Web giant Google has announced that it will be laying three new undersea cables and expanding its data center presence into 5 new regions. Specifically, Google is planning to open up new data centers in the Netherlands and Montreal first, and those will be up and running within the first quarter of the year. There are no dates announced for Los Angeles, Finland, or Hong Kong, the three other regions where the company has announced that it will be adding in new data centers. According to Google’s blog post on the matter, more are coming on a to-be-announced basis. Presumably, those first five data centers will be up and running by 2019, because that’s when Google will begin building out the three new undersea cables. Two of these will be for consortium use, while a third will be private, usable for Google-related traffic only.
The private cable will be called Curie, and it will run from Chile to Los Angeles, a distance of just over 9,000 kilometers. Meanwhile, Google will be building out a second cable called Havfrue that runs from Denmark to the United States, and a third called the Hong Kong-Guam Cable system, which will not only connect the countries in its name, but will connect to a number of major underwater communications centers throughout Asia. These latter two cables will be available for consortium use, though Google’s blog post did not name what entities are allowed usage.

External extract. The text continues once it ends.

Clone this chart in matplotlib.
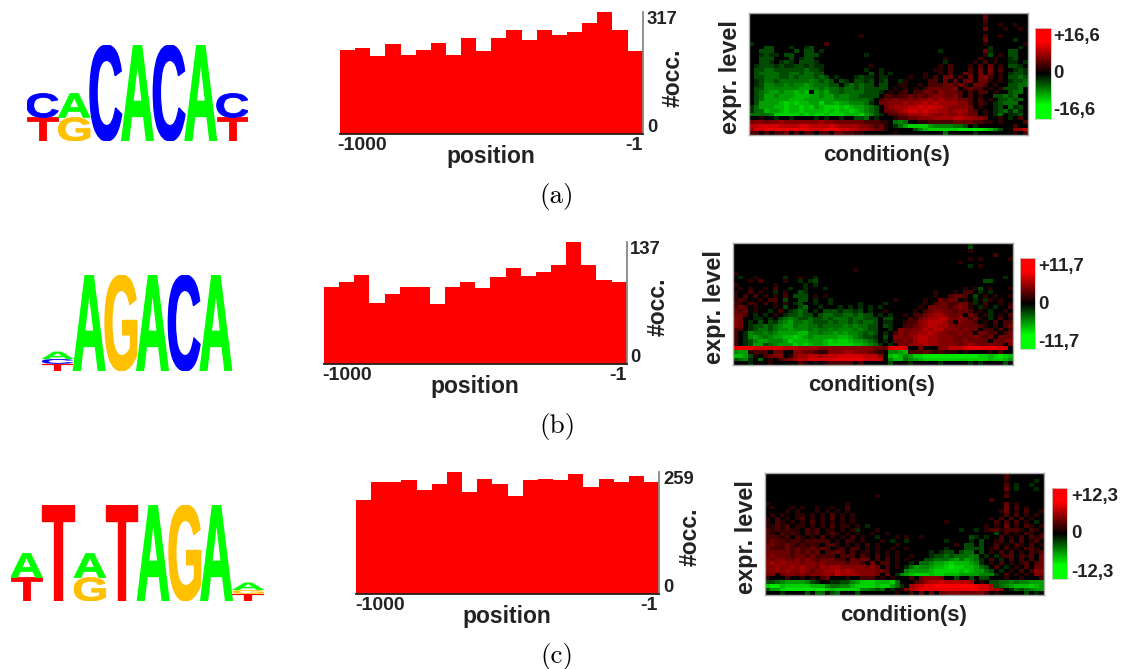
import numpy as np
import matplotlib
matplotlib.use('Agg')
import matplotlib.pyplot as plt
from matplotlib.colors import LinearSegmentedColormap
from matplotlib.font_manager import FontProperties
from matplotlib.patches import PathPatch
from matplotlib.textpath import TextPath
from matplotlib.transforms import Affine2D

W, H = 1121, 669

plt.rcParams['font.family'] = ['Liberation Sans', 'DejaVu Sans']

# sequence logos, each column is a bottom-up stack of (letter, bits)
logo_a = [[('T', .49), ('C', .5)], [('G', .49), ('A', .5)], [('C', 2)], [('A', 2)],
          [('C', 2)], [('A', 2)], [('T', .49), ('C', .5)]]
logo_b = [[('T', .15), ('C', .1), ('A', .15)], [('A', 2)], [('G', 2)], [('A', 2)],
          [('C', 2)], [('A', 2)]]
logo_c = [[('T', .49), ('A', .5)], [('T', 2)], [('G', .49), ('A', .5)], [('T', 2)],
          [('A', 2)], [('G', 2)], [('A', 2)], [('T', .15), ('G', .08), ('A', .15)]]
letter_colors = {'A': '#00ff00', 'C': '#0000ff', 'G': '#ffc000', 'T': '#ff0000'}

# occurrences per position bin
occ_a = [219, 223, 202, 234, 205, 219, 236, 206, 249, 215,
         251, 272, 244, 272, 258, 265, 290, 317, 272, 215]
occ_b = [86.5, 92.5, 100, 69, 79, 87, 87, 67, 86.5, 92,
         85, 98, 108, 99, 104, 111.5, 137, 112, 94, 92.5]
occ_c = [201, 239, 239, 242, 222, 234, 259, 217, 245, 234,
         208, 242, 245, 242, 256, 228, 245, 239, 251, 239]

# heatmaps read cell by cell: . black, 1-9 red levels, a-i green levels
heat_a = [
    "...............................................2........",
    "...............................................3........",
    "...............................................2........",
    "...............................................1..1..1..",
    "...............................................3...1..1.",
    "........................................................",
    "......................1........................2..1.....",
    "...............................................3.....a..",
    "a..............2...............................1.......1",
    "...bb...a..ab...................................a.....a.",
    "..bbb....b.bb.a.......................a........3a...bb..",
    "..abaa.bb..bbb.........a.......................1b.1.bb..",
    "..bbb...b.abb..........................1......2..1..ab..",
    "..bba.aba.bbba.........................a.....1.2.1..aa.a",
    ".abbbabaabbabaa.........1.............1.2...1.2.3.1.bba.",
    ".bbccbbbbbbcbba........a..a..........11.2...2.3.4.2..aba",
    ".bccccbbccbccbb.........b.a.a......1..1.2..32.3.3.1.abba",
    ".bbcccbbcbcccbcb.a...abaa.aa....1..1.2.33.2.3.342.1.bbcb",
    ".abccbccccccdcbcb.ba.bbab.ab..a1....22.3.3.33.331.1.abbc",
    ".abddccdcddedcccbb.bcbcbb.bb..11..1.22233232.332.1..bbcc",
    ".bbdddddddeeddcdccbccbcbbbbb.1.1.1.2333334.2322.1.1bbbc",
    ".bcdeedeefef.edeccbccccbbba.1.12.2233243332.2.22.1..bcc",
    ".bceedeeefffeedeecddccbbbb.2212232323443342.2.1..bbcbc.",
    ".bceeeeefffeeeeeedddccccb.2334334344545444332.2.1.bbcbc",
    ".beeeefgfgffeegeefeedddca.3344454556565555442.21.abccc.",
    "aceeeffgffgfgefgggfgfeedcb.345556676766544443.1..ab.cab",
    "accfeefgffgffffgfgffgfedcb.3345677676655455532.1.abcaca",
    "ccccdgggggfgfggfgggfffgedba.223455565445445433.1.ac.aab",
    "..1..a..a....a.a..a..bbc.a...1223344455556655443..1.a.2.",
    "3443445444444454433333322211.cdc..112222233332211.1....21",
    "6677776666776666765555443231.aceggggeddddccb.a.......2..2",
    "5778888888887778887766554331.....bdfgggggghhhhhgfdb..456",
    "22.2.223.2.22.22.332211......1.........c.....a.......1.2",
]
heat_b = [
    "...............................................a........",
    "...............................................b........",
    "...............................................1........",
    "....................................................2...",
    "...............................................1.1.....1",
    ".............................................1..........",
    "...............................................a.1......",
    "........................1...............................",
    "1.......................................................",
    ".a..1.....a..1..a.....................................a.",
    "...1.2....1..a.ab.................................bb....",
    "1.......1.....a.a.......................................",
    ".1.1..1.2..a..a...a...........................1.1b.1...1",
    "1..2.1..a.1..ba.........................1...1.22.a.a....",
    "1.2.2.1.1.2.bbb.1.1.....................1..2332.b.1.1..1",
    "121..1.22.b..bb.a..a............1.....1..3233.1.a.a1.1..",
    "21.21.2.1.1.ab..a..a.....a....a.......1.23322331a.2..1.1",
    "232.1...1.b..bc..a...a.a.a.a.a.......1.333323431.a1.a..2",
    "323.1..a.2.abcb.a.bbbabbab.a..1.....1.2344332332.1.a..1.",
    "332.a.a.1.abbcbb.bccbbccbcbb.a.a..1.2234554333.32.1a.1.2",
    "43..aa.a.bcdcbbcbbcbcccbccbbb.bb...213455664343231.a.2.1",
    "43.a.b.bacdeccdcbbbcbccbcbccb.aa..1224566653.4332.1.2.22",
    "43.abbcbcdeecddccbccccdcdccbb.ba..22345665543333321.1.23",
    "22.abccbcddedddcdccdcdddcdcbb..a.4334465664443433.22.2.2",
    "2.adccdcdeeeeffddcddededdcbcb.a.2434455654433433.3322.23",
    "2.adedcdeeffgfedeeeeeffedcbba.b.44345665544433334323.333",
    "2.abdeedddegfffeeefgfggfeedcb.a.3343566554443343333.3334",
    "2.abeebcdeeegfgfeefgggggffedca.a.434556554444345433433.3",
    "88887777776665555444444444443337887..3...44666788888877",
    "dee1222.33..443321144455444321.ddef2223212111.1....1.2..",
    "ffeb1.2344.1455665666777776664.fgfdegghhhhhhhhhhhggfghgf",
    "bcda.c.1.234566777778888887776.dffcdefgggggggggggggfggfe",
    "...a...1.....21.1.122222.2.....b...a.....a.....a.a....b.",
]
heat_c = [
    "................................................2.......",
    "................................................2.......",
    "................................................1.....a.",
    "................................................2.a..a..",
    "................................................3.a...a.",
    "................................................1.......",
    "......................1.........................2.......",
    ".............................................2..........",
    "1...............1...............................3.1.....",
    ".1...1.1..1..1..2...............................3.2.1...",
    "....1.1...1.1.1.1..............................13.1.2..1",
    ".1.1..11.1.1.2.1.1..............................2.2.1.1.",
    "1.2.1.12.1.1.2.1.1...........................1.2.2.2.1..",
    "1.21.1.1.2.1.1.1.1..................1.........2.2.2.1.a.",
    "11212.11.1.1.2.11.1.a.......................1.1.3.1.21.1",
    "2121211.212.11.1.1a...1................a..a.12212221.21.",
    "21.2121.212.121.1.1..1..1.....................b.2.1.21.1",
    "22212.21.1.2.1.1.2.1..a...1.1..1.........ba.a..2.1.2.212",
    "2322122122222.1.21.1...1.a..a.......a....a.b..12.2.2.12.",
    "33223212121.221.1.1.2.1...1...........1.bb.b..2.1.21.2.1",
    "3222323223232.12.22.1.1..1..1.......a...bbbb.12.2.1.221.",
    "33333232323.2232.2.11.1.1.1......a.abb.bcc.b.1.2.2.1.212",
    "34333233232222.222.21.2.1.1..1...abbcbcccdc.a.a122.212.3",
    "4344334343233322.3233.2.2.1.1...bbcccdecedca.2.a.2.2.2.3",
    "45454443443433332332.3.22.1..a.ccdeefgfffeda.1.2.1.12.23",
    "44544545443545544444343.2.1.aceddeffghggffecb.2.a.1.2.33",
    "4454544543445565654444332...deeeefgggggfgfeecb.a.1.2.244",
    "34.34434344454655554443.3.adefgggfggfffeeeeddda.2.1.1.43",
    "1...2..1.1.23...1..222.1.1...2.34443..b..b.bb...1..1...2",
    "bbcdeeeedba..aabbdegggfffgc...235667666665.1.bbccdcddeee",
    "ghhfgggggfffdccddfggggfggeca.56788999999998775bcdefffgfeg",
    "beeghhhhhhhhgfgggggddcbc.a.145788888888889877654.acbcdee",
    "...a....b.cc.bc...b.......1..2.3.3.3344333342.1.....b.a.",
]

cond_max_a, cond_max_b, cond_max_c = 16.6, 11.7, 12.3

# colour bar saturates before its ends, like the printed one
green_red = LinearSegmentedColormap.from_list(
    'gr', [(0, '#00ff00'), (0.15, '#00ff00'), (0.5, '#000000'), (0.85, '#ff0000'), (1, '#ff0000')])

fig = plt.figure(figsize=(W / 100, H / 100), dpi=100, facecolor='white')


def px_axes(x0, y0, x1, y1):
    return fig.add_axes([x0 / W, 1 - y1 / H, (x1 - x0) / W, (y1 - y0) / H])


def px_text(x, y, s, **kw):
    kw.setdefault('va', 'center')
    kw.setdefault('color', '#222222')
    kw.setdefault('fontweight', 'bold')
    fig.text(x / W, 1 - y / H, s, **kw)


def decode(rows):
    out = np.zeros((len(rows), 56))
    for r, row in enumerate(rows):
        for c, ch in enumerate(row[:56]):
            if ch.isdigit():
                out[r, c] = (int(ch) / 9) ** 0.8 * 0.7
            elif ch != '.':
                out[r, c] = -((ord(ch) - 96) / 9) ** 0.8 * 0.7
    return out


def draw_logo(cols, box):
    ax = px_axes(*box)
    ax.set_xlim(0, len(cols))
    ax.set_ylim(0, 2)
    ax.axis('off')
    fp = FontProperties(family='Liberation Sans', weight='bold')
    for i, stack in enumerate(cols):
        base = 0
        for letter, bits in stack:
            path = TextPath((0, 0), letter, size=1, prop=fp)
            bb = path.get_extents()
            tr = (Affine2D().translate(-bb.x0, -bb.y0)
                  .scale(1 / bb.width, bits / bb.height)
                  .translate(i, base))
            color = letter_colors[letter]
            ax.add_patch(PathPatch(path, transform=tr + ax.transData,
                                   fc=color, ec=color, lw=min(1.0, bits * 1.2)))
            base += bits


def draw_bars(values, box, top_label, top_x, top_y, zero_y, left_x, tick_y, right_x,
              pos_x, pos_y, occ_x, occ_y):
    ax = px_axes(*box)
    ax.bar(np.arange(len(values)), values, width=1, color='#ff0000')
    ax.set_xlim(-0.5, len(values) - 0.5)
    ax.set_ylim(0, max(values))
    ax.set_xticks([])
    ax.set_yticks([])
    ax.patch.set_alpha(0)
    for side in ['top', 'left']:
        ax.spines[side].set_visible(False)
    ax.spines['right'].set_color('#888888')
    ax.spines['right'].set_linewidth(1.3)
    ax.spines['bottom'].set_color('#222222')
    ax.spines['bottom'].set_linewidth(1.3)
    px_text(top_x, top_y, top_label, fontsize=13.3)
    px_text(top_x, zero_y, '0', fontsize=13.3)
    px_text(left_x, tick_y, '-1000', fontsize=14)
    px_text(right_x, tick_y, '-1', fontsize=14, ha='right')
    px_text(pos_x, pos_y + 1, 'position', fontsize=16.5, ha='center')
    px_text(occ_x, occ_y, '#occ.', fontsize=16.5, rotation=90, ha='center')


def draw_heat(rows, vmax, box, cbox, label_x, label_ys, expr_x, expr_y, cond_x, cond_y):
    ax = px_axes(*box)
    im = ax.imshow(decode(rows) * vmax, cmap=green_red, vmin=-vmax, vmax=vmax, aspect='auto',
                   interpolation='nearest')
    ax.set_xticks([])
    ax.set_yticks([])
    for sp in ax.spines.values():
        sp.set_color('#aaaaaa')
        sp.set_linewidth(1)
    cax = px_axes(*cbox)
    cb = fig.colorbar(im, cax=cax)
    cb.set_ticks([])
    cb.outline.set_edgecolor('#cccccc')
    cb.outline.set_linewidth(0.6)
    txt = ['+%.1f' % vmax, '0', '-%.1f' % vmax]
    for y, s in zip(label_ys, txt):
        px_text(label_x, y, s.replace('.', ','), fontsize=13.4)
    px_text(expr_x, expr_y, 'expr. level', fontsize=17, rotation=90, ha='center')
    px_text(cond_x, cond_y, 'condition(s)', fontsize=16, ha='center')


draw_logo(logo_a, (26.7, 45, 248.3, 141))
draw_logo(logo_b, (41.7, 275, 231.7, 371))
draw_logo(logo_c, (10.7, 505, 264, 601))

draw_bars(occ_a, (340, 12.3, 642.7, 134), '317', 647, 20, 128, 337, 146, 643, 491, 155, 673, 78)
draw_bars(occ_b, (324, 242.3, 626.7, 364), '137', 630, 250, 358, 322, 376, 627, 475, 385, 658, 307)
draw_bars(occ_c, (356, 472.3, 659.3, 594), '259', 663, 480, 588, 355, 606, 658, 507, 615, 690, 537)

draw_heat(heat_a, cond_max_a, (749, 12.7, 1027.7, 135), (1035, 28, 1050.7, 119),
          1053, (36, 74, 110), 731, 77, 887, 156)
draw_heat(heat_b, cond_max_b, (733.3, 242.7, 1012.7, 365), (1020, 258, 1035.3, 349),
          1038, (266, 304, 342), 715, 307, 872, 386)
draw_heat(heat_c, cond_max_c, (765.3, 472.7, 1044.3, 595), (1051.7, 488, 1067.3, 579),
          1071, (496, 534, 572), 747, 537, 904, 616)

for y, cap in zip([196, 427, 656], ['(a)', '(b)', '(c)']):
    px_text(557, y, cap, fontsize=19.5, ha='center', fontweight='normal', color='black',
            family=['cmr10', 'DejaVu Serif'])

fig.savefig('out.png', dpi=100)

This latest project comes after the company has already spent around $30 billion in recent years on network expansion, laying undersea cable and putting down new data centers in such a fashion as to give its cloud customers and users of its services 100 different points of presence to choose from when putting traffic through Google’s servers. Naturally, the company’s satisfied cloud customers are finding this latest move to be a boon. According to the Senior Vice President and Chief Technology Officer of Google Cloud customer PayPal, Google puts “the world’s largest network” at the company’s disposal. The many points of presence may not make too big of a difference to casual internet users whose traffic goes through them, such as Google Search and Google Drive users, but for businesses that process millions of transactions and pieces of data each day, those small differences in ping between servers can mean the difference between smooth sailing and angry customers calling in to report slow services.